Where clay gets a chance to make a big impression
Ceramist Tony Marsh has been thinking big. As a professor in the art department at Cal State Long Beach, Marsh directs the school's ceramics program. With kilns capable of firing mammoth-scale works and an exhibition area that replicates a commercial gallery, it has become a magnet for students and artists who want to work in new, experimental and often large ways in clay.
So when the Scripps College Ceramic Annual chose Marsh as guest curator for the 61st showing this year, he turned to six young or mid-career ceramists, all of whom have either studied, taught or currently teach at Cal State Long Beach.
With no thematic guidelines in mind "except that the work be large and ambitious," Marsh selected David Hicks, Nina Jun, Hwa-Jin Lee, Kristen Morgin, Vince Palacios and Sun-Koo Yuh. They produced all of the show's pieces at Long Beach.
"What unifies these artists is their enormous energy and resourcefulness," Marsh says. "They also share an almost devotional internal belief in what they are doing, even though there may be no external rewards, such as a market for such large-scale work, at the end of the rainbow."
Mary MacNaughton, who directs Scripps' Ruth Chandler Williamson Gallery, where the exhibition is on view, says "each artist in this year's annual pushes the limits of working in clay in interesting ways."
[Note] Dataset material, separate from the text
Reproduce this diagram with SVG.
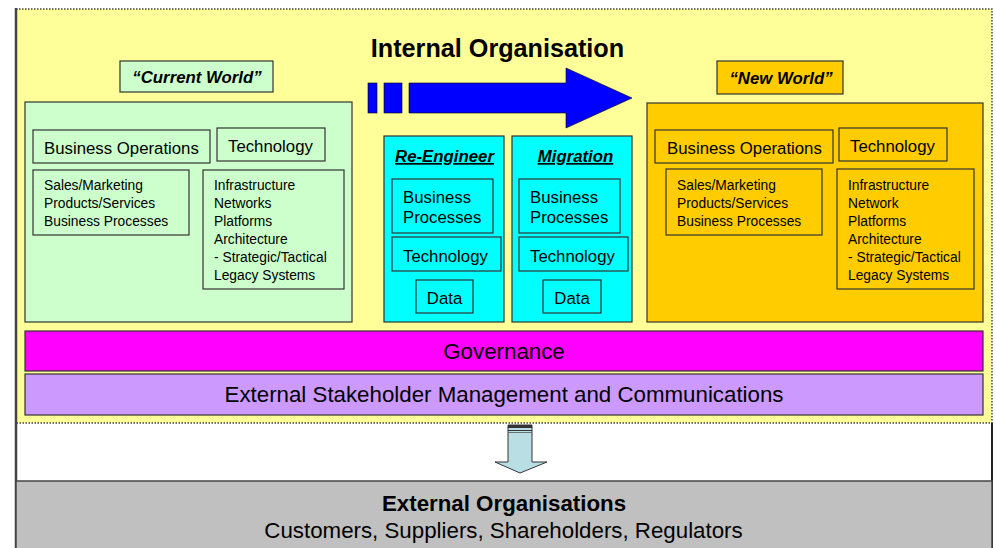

Since 1945, the show, which is billed as the oldest running annual ceramics exhibition in the United States, has chronicled ceramics' evolution.
Though it has featured artists from around the world, it has not ignored California art history -- especially during the early 1950s, when artists such as Peter Voulkos, Paul Soldner, John Mason and Susan Peterson led a Southern California-based revolution in clay that expanded ceramics from a crafts medium into the realm of fine art and sculpture. All have exhibited in different annuals.
Since its inception, the Scripps ceramic annual has been an "artist's choice" exhibition, meaning that prominent ceramists have served as the shows' curators.
Soldner, who taught for many years at Scripps College, chose the artists from 1959 until his retirement in 1991. In 1996, MacNaughton began inviting a different guest curator each year.
"We're interested in presenting a distinctive point of view in the field of ceramics each year," she says, "and Tony brought that to us in his proposal."